Ms. Davies stated that the Israeli occupation of Palestine began in 1948, when she meant to say 1967.

Why, precisely, must this be categorized, in your own words, as "a very serious mistake"? And why did you find it necessary to go cap in hand to the Israeli ambassador to say so?

Forgive me if I have missed the appropriate news story (I have been out of the country for the past fortnight), but I am not aware that you spoke to the Israeli ambassador about the three Canadians kidnapped in international waters by Israel following that country's murderous (and, under international law, piratical) attack on the Gaza aid convoy.

I do give you credit for having spoken up on that issue in parliament.

But if you did not also contact the Israeli ambassador to express your firm disapproval of that blatant violation of international law--and the disapproval of your party and of the millions of Canadians who support it--would this not indicate that you regard Libby Davies' quickly corrected slip of the tongue as a more serious transgression than the state of Israel's kidnapping of three Canadian citizens?

I cannot help seeing your position--if I have understood it rightly--as both ethically deficient and politically unbalanced.

I am equally disturbed by recent attacks from within your caucus on Libby Davies' support for a policy of boycott, divestment, and sanctions (BDS) toward Israel, until that country takes firm and decisive steps to end its occupation of the Palestinian territories illegally occupied since 1967, and also comes to appropriate terms with those Palestinians who were 'ethnically cleansed' in 1948-49.

Israel is in very serious violation of international law, and its government has made clear its intention to continue and indeed intensify its defiance of the rulings of international bodies of all kinds.

Together with many Israelis, among them Professor Neve Gordon, Chair of Political Science of Ben Gurion University of the Negev, I support BDS as the only means to a peaceful settlement of the present impasse.

Why does the New Democratic Party as a whole not do likewise?

I have had copies of my recent book "Antisemitism Real and Imagined: Responses to the Canadian Parliamentary Coalition to Combat Antisemitism" sent to all members of your caucus.

Might I suggest that you urge your colleagues to read with particular attention the concluding section of its last chapter--a section entitled "Opposition is True Friendship"?

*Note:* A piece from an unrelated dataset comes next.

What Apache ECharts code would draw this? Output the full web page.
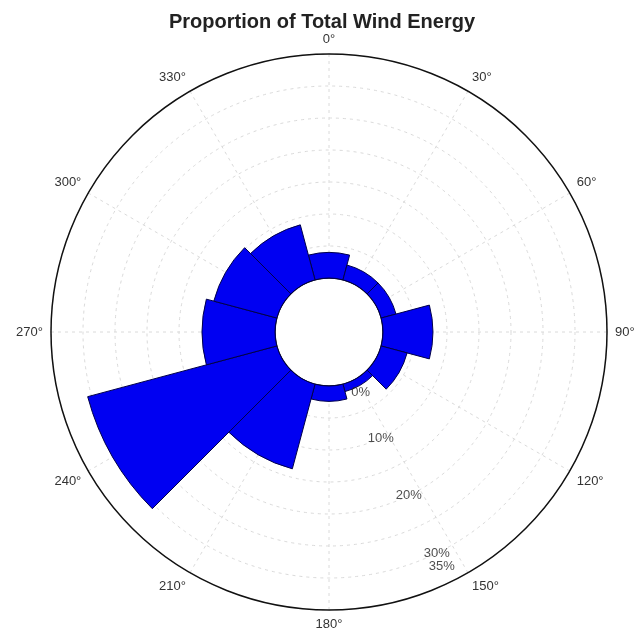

(The phrase is from the great English poet William Blake. I take it to imply that peaceful but firm opposition to Israeli policies, through boycott, divestment, and sanctions, is the only true way of expressing and sustaining Canada's long-term friendly relations with Israel.)

In that last section of the book I show, I believe conclusively, that the Harper government's support for Israeli policies in relation to the Palestinians has made Canada complicit in Israeli violations of international law and war crimes, and in Israeli policies which the material facts, as well as recent statements by members of the Israeli government, reveal to be genocidal under the terms of the Geneva Convention on Genocide.

I very much hope that the NDP as a whole will follow Libby Davies' lead in taking an informed and principled stand on these issues.